The claimants sued and at the trial in 2013 the judge, Seepersad J, dismissed the claim holding that references to the officers in the June and July 2009 articles could not be relied upon to identify the officers in the article and editorial of December 2008. The Court of Appeal unanimously allowed the claimants’ appeal.

The defendants appealed to the Judicial Committee of the Privy Council.

Issue

  1. That material subsequent to publication of an alleged defamatory statement cannot be prayed in aid for the purpose of founding a cause of action based upon that statement, because a cause of action in defamation (if there is one) is complete at the moment when a statement is published.
  2. That, if subsequent material can in principle be relied upon for that purpose, the Court of Appeal were wrong to reverse the finding of the judge that the two later articles were not available for that purpose, mainly due to the passage of time between them and the publication of the first two articles.
  3. That the Court of Appeal was wrong to reverse the judge’s ruling about the admissibility of evidence of contemporaneous identification of the claimants.

Held

Allowing the appeal and dealing with the third issue first,

On the third issue, the judge made no error of law in refusing to allow the claimants to adduce evidence without prior warning at trial that they had received telephone calls shortly after the 2008 publications from people they said identified them in those publications and the CA should not have overturned the judge’s decision, particularly where there had been no ground of appeal before the CA.

On the first two grounds, which had to be taken together, it was not necessary to resolve the conundrum arising from the English CA decisions of Grappelli v Derek Block (Holdings) Ltd [1981] 1 WLR and Hayward v Thompson [1982] QB 47. The rigorous exclusionary principle laid down in Grappelli goes too far but it is not necessary to resolve with any precision how far the exception to the exclusionary principle is to be framed.

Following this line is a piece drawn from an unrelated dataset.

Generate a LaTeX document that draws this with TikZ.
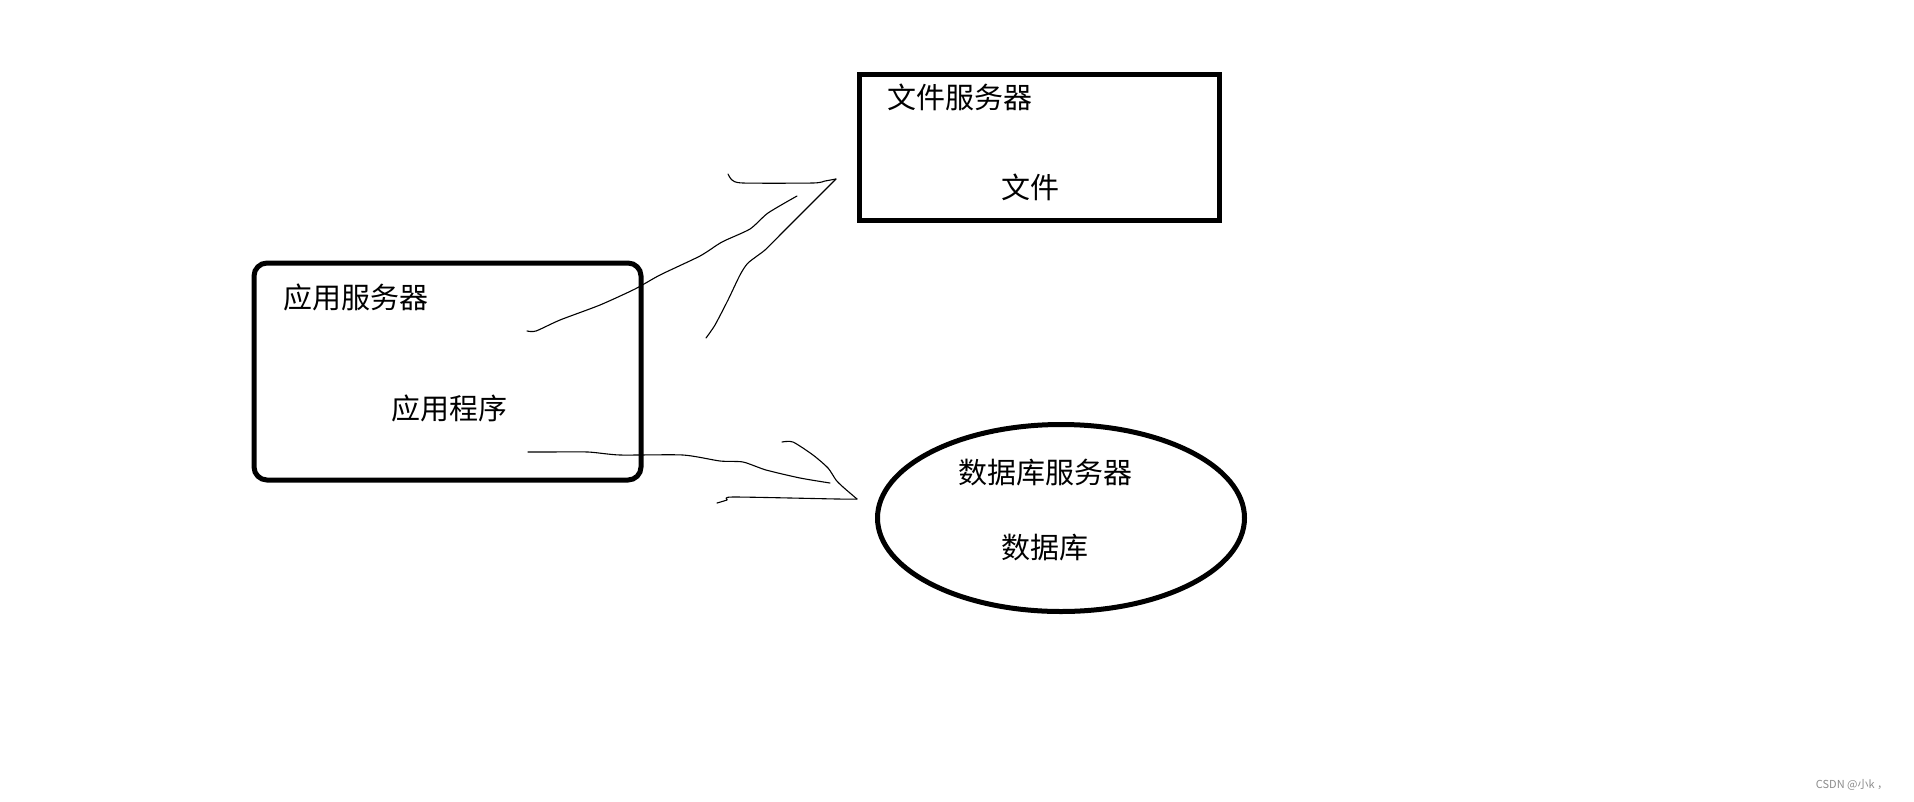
\documentclass[tikz,border=0pt]{standalone}
\usepackage{fontspec}
\setmainfont{Noto Sans CJK SC}
\usetikzlibrary{shapes.geometric}
\tikzset{
  lbl/.style={inner sep=0pt, font=\fontsize{29}{32}\selectfont},
  thickbox/.style={draw, line width=5pt, inner sep=0pt},
  hand/.style={line width=1.1pt, line join=round, line cap=round},
}
\begin{document}
\begin{tikzpicture}[x=1pt,y=-1pt]
\useasboundingbox[fill=white] (0,0) rectangle (1914,801);
% application server
\node[thickbox, rounded corners=13pt, minimum width=387pt, minimum height=217pt] (app) at (447.5,371.5) {};
\node[lbl] (appsrv) at (356,297) {应用服务器};
\node[lbl] (appprog) at (449.5,408) {应用程序};
% file server
\node[thickbox, minimum width=360pt, minimum height=146pt] (file) at (1039.5,147.5) {};
\node[lbl] (filesrv) at (960,97) {文件服务器};
\node[lbl] (filef) at (1030,187) {文件};
% database server
\node[thickbox, ellipse, minimum width=367pt, minimum height=187pt] (db) at (1061,518) {};
\node[lbl] (dbsrv) at (1045,473) {数据库服务器};
\node[lbl] (dbdb) at (1045,548) {数据库};
% hand-drawn arrow to file server
\draw[hand] plot[smooth, tension=0.4] coordinates {(527,331) (536,331) (560,320) (600,305) (635,289) (660,275) (700,256) (722,242) (750,229) (768,213) (797,196)};
\draw[hand] plot[smooth, tension=0.4] coordinates {(728,174) (732,180) (743,183) (813,183) (825,181) (836,179)};
\draw[hand] plot[smooth, tension=0.4] coordinates {(836,179) (825,190) (815,200) (800,215) (780,235) (765,250) (748,263) (740,275) (728,300) (715,325) (706,338)};
% hand-drawn arrow to database server
\draw[hand] plot[smooth, tension=0.4] coordinates {(528,452) (547,452) (588,452) (620,455) (683,455) (720,461) (743,462) (766,470) (800,478) (830,483)};
\draw[hand] plot[smooth, tension=0.4] coordinates {(782,442) (793,442) (813,455) (828,468) (836,480) (843,487) (857,499)};
\draw[hand] plot[smooth, tension=0.4] coordinates {(857,499) (837,499) (733,497) (727,500) (717,503)};
% watermark
\node[inner sep=0pt, text=black!45, font=\fontsize{11}{12}\selectfont] (wm) at (1852,785) {CSDN @小k ，};
\end{tikzpicture}
\end{document}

Here, the first instance judge was entitled to come to the decision he did, it was not plainly wrong, and there was no proper basis for the CA to have overturned him. To that end, ground 1 failed but ground 2 succeeded.

Obiter, If the Board was considering the matter afresh, it would have been significantly influenced by the fact that the later articles were exculpatory of the claimants.

Comment

The JCPC concluded that there was no entirely satisfactory conceptual solution to the problem posed by the Grappelli and Hayward decisions. Lord Briggs, giving the opinion of the Board said, as defamation practitioners know only too well,  that ‘it is a feature of the common law of defamation that neat conceptual solutions do no always provide satisfactory answers to the endlessly varied fact-sets with which judges and (in some jurisdictions) juries have to wrestle, for the purpose of achieving an outcome which properly accords with justice and common sense.’

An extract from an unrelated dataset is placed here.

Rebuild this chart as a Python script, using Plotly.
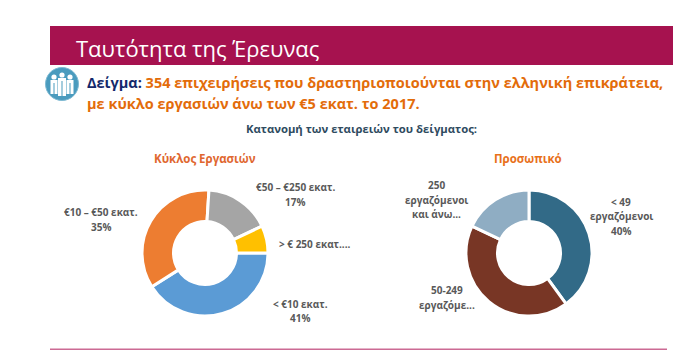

However, valuable guidance is provided on how to approach this issue at [26] and [27]. What is said is that, for two statements made by the same person, but published at different times, to be aggregated for the purpose of giving rise in conjunction to a completed cause of action in defamation, there must in the mind of the reasonable reader be created a sufficient nexus, connection or association between the two of them, so that (where one is defamatory and the other identifies the subject) there comes a moment in time at which, in the mind of that reader, the claimant is identified as the subject of the defamatory accusation. The nexus or connection may be established by varying means which was essentially a question of fact or evaluation.

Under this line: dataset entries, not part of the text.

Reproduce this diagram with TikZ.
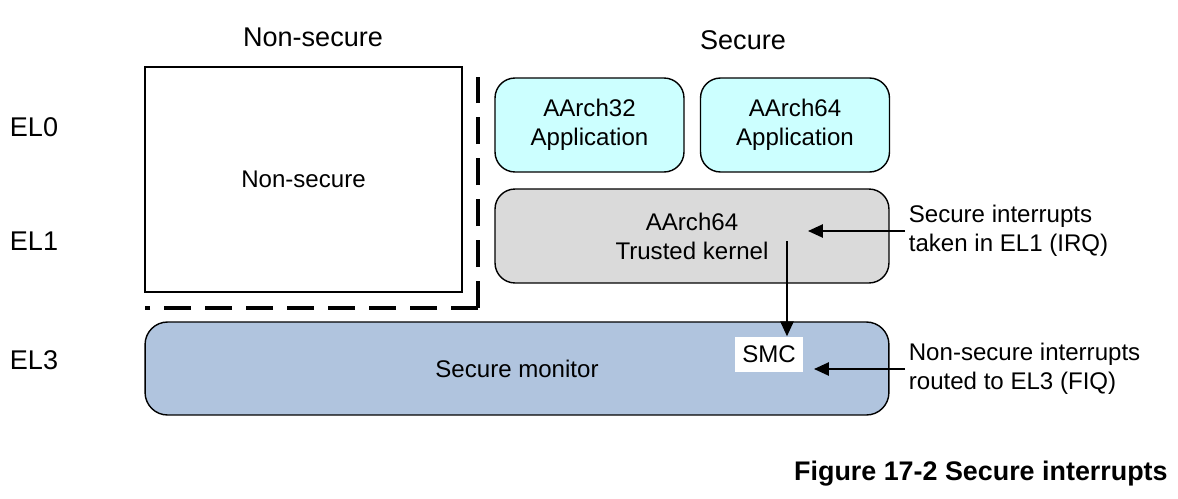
\documentclass[tikz,border=0pt]{standalone}
\usepackage{fontspec}
\setmainfont{Liberation Sans}
\usetikzlibrary{arrows.meta}

\definecolor{appcyan}{RGB}{204,255,255}
\definecolor{kernelgrey}{RGB}{218,218,218}
\definecolor{monitorblue}{RGB}{176,196,222}

\begin{document}
\begin{tikzpicture}[x=0.02cm, y=-0.02cm]

\useasboundingbox (0,0) rectangle (1178,498);

\begin{scope}[every node/.style={font=\fontsize{15.4}{18}\selectfont}]
    \node (nstitle) at (313,37) {Non-secure};
    \node (stitle) at (743,40) {Secure};
    \node (el0) at (34,127) {EL0};
    \node (el1) at (34,241) {EL1};
    \node (el3) at (34,360) {EL3};
\end{scope}

\begin{scope}[every node/.style={draw, line width=0.8pt, align=center,
                                 font=\fontsize{13.7}{16.5}\selectfont}]
    \node (ns) at (303.5,179.5) [minimum width=6.34cm, minimum height=4.5cm, fill=white] {Non-secure};
    \node (app32) at (589.5,125) [rounded corners=0.4cm, minimum width=3.78cm, minimum height=1.88cm, fill=appcyan] {AArch32\\Application};
    \node (app64) at (795,125) [rounded corners=0.4cm, minimum width=3.78cm, minimum height=1.88cm, fill=appcyan] {AArch64\\Application};
    \node (kernel) at (692,236) [rounded corners=0.4cm, minimum width=7.88cm, minimum height=1.88cm, fill=kernelgrey] {AArch64\\Trusted kernel};
    \node (monitor) at (517,368.5) [rounded corners=0.45cm, minimum width=14.88cm, minimum height=1.86cm, fill=monitorblue] {Secure monitor};
    \node (smc) at (769,354.5) [draw=none, fill=white, inner sep=0pt, minimum width=1.36cm, minimum height=0.7cm] {SMC};
\end{scope}

% secure / non-secure boundary
\coordinate (corner) at (478,308);
\draw [line width=2.2pt, dash pattern=on 0.55cm off 0.27cm] (corner) -- (478,77);
\draw [line width=2.2pt, dash pattern=on 0.55cm off 0.27cm] (corner) -- (145,308);

\begin{scope}[every node/.style={anchor=west, align=left, inner sep=2pt,
                                 font=\fontsize{13.7}{16.5}\selectfont}]
    \node (irq) at (905,231) {Secure interrupts\\taken in EL1 (IRQ)};
    \node (fiq) at (905,369) {Non-secure interrupts\\routed to EL3 (FIQ)};
\end{scope}

\coordinate (irqin) at (808,231);
\coordinate (fiqin) at (814,369);
\coordinate (smcout) at (787,241);

\begin{scope}[>={Triangle[length=8.5pt,width=7.5pt]}, line width=1.1pt]
    \draw [->] (irq.west) -- (irqin);
    \draw [->] (fiq.west) -- (fiqin);
    \draw [->] (smcout) -- (smcout |- smc.north);
\end{scope}

\node (caption) at (1168,474) [anchor=east, inner sep=0pt, font=\bfseries\fontsize{15.3}{18}\selectfont] {Figure 17-2 Secure interrupts};

\end{tikzpicture}
\end{document}
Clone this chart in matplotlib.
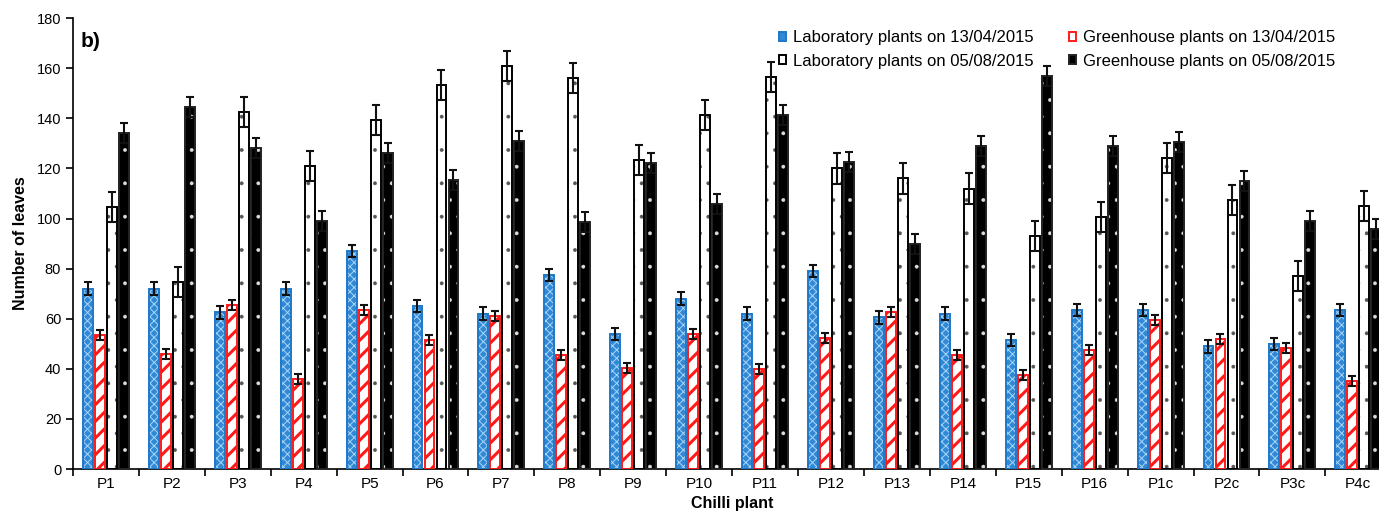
import numpy as np
import matplotlib
matplotlib.use("Agg")
import matplotlib.pyplot as plt

plt.rcParams['font.family'] = ['Liberation Sans', 'DejaVu Sans']

plants = ["P1", "P2", "P3", "P4", "P5", "P6", "P7", "P8", "P9", "P10",
          "P11", "P12", "P13", "P14", "P15", "P16", "P1c", "P2c", "P3c", "P4c"]

lab_apr = [72, 72, 62.5, 72, 87, 65, 62, 77.5, 54, 68,
           62, 79, 60.5, 62, 51.5, 63.5, 63.5, 49, 50, 63.5]
green_apr = [53.5, 46, 65.5, 36, 63.5, 51.5, 61, 45.5, 40.5, 54,
             40, 52.5, 62.5, 45.5, 37.5, 47.5, 59.5, 52, 48.5, 35]
lab_aug = [104.5, 74.5, 142.5, 121, 139.5, 153.5, 161, 156, 123.5, 141.5,
           156.5, 120, 116, 112, 93, 100.5, 124, 107.5, 77, 105]
green_aug = [134, 144.5, 128, 99, 126, 115.5, 131, 98.5, 122, 106,
             141.5, 122.5, 90, 129, 157, 129, 130.5, 115, 99, 96]

lab_apr_err = [2.5, 2.5, 2.5, 2.5, 2.5, 2.5, 2.5, 2.5, 2.5, 2.5,
               2.5, 2.5, 2.5, 2.5, 2.5, 2.5, 2.5, 2.5, 2.5, 2.5]
green_apr_err = [2, 2, 2, 2, 2, 2, 2, 2, 2, 2,
                 2, 2, 2, 2, 2, 2, 2, 2, 2, 2]
lab_aug_err = [6, 6, 6, 6, 6, 6, 6, 6, 6, 6,
               6, 6, 6, 6, 6, 6, 6, 6, 6, 6]
green_aug_err = [4, 4, 4, 4, 4, 4, 4, 4, 4, 4,
                 4, 4, 4, 4, 4, 4, 4, 4, 4, 4]

labels = ["Laboratory plants on 13/04/2015", "Greenhouse plants on 13/04/2015",
          "Laboratory plants on 05/08/2015", "Greenhouse plants on 05/08/2015"]

fig = plt.figure(figsize=(13.79, 5.17), dpi=100)
ax = fig.add_axes([0.0529, 0.0928, 0.956, 0.872])

x = np.arange(len(plants))
pitch = 0.182
width = 0.15
offsets = [-1.5 * pitch, -0.5 * pitch, 0.5 * pitch, 1.5 * pitch]

# (face, hatch colour, hatch, edge, hatch linewidth)
styles = [
    ("#3189d6", "#a9d5f7", "xxxx", "#1f78c8", 0.7),
    ("white", "#ff1a1a", "//", "#ff1a1a", 2.2),
    ("white", "#555555", ".", "black", 0.3),
    ("black", "#dddddd", ".", "#222222", 0.3),
]
series = [lab_apr, green_apr, lab_aug, green_aug]
errs = [lab_apr_err, green_apr_err, lab_aug_err, green_aug_err]

handles = []
for vals, err, off, (fc, hc, hatch, ec, hlw), lab in zip(series, errs, offsets, styles, labels):
    plt.rcParams['hatch.linewidth'] = hlw
    # hatch layer
    bars = ax.bar(x + off, vals, width, color=fc, edgecolor=hc, hatch=hatch, linewidth=0, zorder=2)
    for b in bars:
        if hasattr(b, 'set_hatch_linewidth'):
            b.set_hatch_linewidth(hlw)
    # outline
    h = ax.bar(x + off, vals, width, color='none', edgecolor=ec, linewidth=1.4, zorder=3, label=lab)
    ax.errorbar(x + off, vals, yerr=err, fmt='none', ecolor='#111111', elinewidth=1.5,
                capsize=3, capthick=1.5, zorder=4)
    handles.append(h)

ax.set_xlim(-0.5, len(plants) - 0.5)
ax.set_ylim(0, 180)
ax.set_yticks(np.arange(0, 181, 20))
ax.set_xticks(x)
ax.set_xticklabels(plants, fontsize=11)
ax.set_xticks(np.arange(-0.5, len(plants), 1), minor=True)
ax.tick_params(axis='x', which='major', length=0, pad=6)
ax.tick_params(axis='x', which='minor', length=5, width=1.2, direction='out')
ax.tick_params(axis='y', length=5, width=1.2, direction='out', labelsize=10.5)
for s in ['top', 'right']:
    ax.spines[s].set_visible(False)
ax.spines['left'].set_linewidth(1.2)
ax.spines['bottom'].set_linewidth(1.2)

ax.set_ylabel("Number of leaves", fontsize=11.5, fontweight='bold', labelpad=6)
ax.set_xlabel("Chilli plant", fontsize=11.5, fontweight='bold', labelpad=3)
ax.text(0.006, 0.97, "b)", transform=ax.transAxes, fontsize=15, fontweight='bold', va='top')

# legend fills column-wise, so order for rows: lab apr / green apr, lab aug / green aug
order = [0, 2, 1, 3]
leg = ax.legend(handles=[handles[i] for i in order], labels=[labels[i] for i in order],
                ncol=2, loc='upper left',
                bbox_to_anchor=(0.5305, 0.988), frameon=False, fontsize=12,
                handlelength=0.45, handleheight=0.45, handletextpad=0.4,
                columnspacing=2.1, labelspacing=0.5, borderaxespad=0)
for patch, i in zip(leg.get_patches(), order):
    fc, hc, hatch, ec, hlw = styles[i]
    patch.set_facecolor(fc)
    patch.set_edgecolor(ec)

fig.savefig("out.png", dpi=100)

It also said, obiter, that any subsequent statement had to be read as a whole and that the question in such cases is, do reasonable readers of the two statements, if aggregated in their minds, come away with a perception that the common maker of the statement is, by the time of the second one, asserting matters defamatory of the claimants. If the effect of the later statement is to take away the defamatory sting, then the aggregation may well not be defamatory taken as a whole.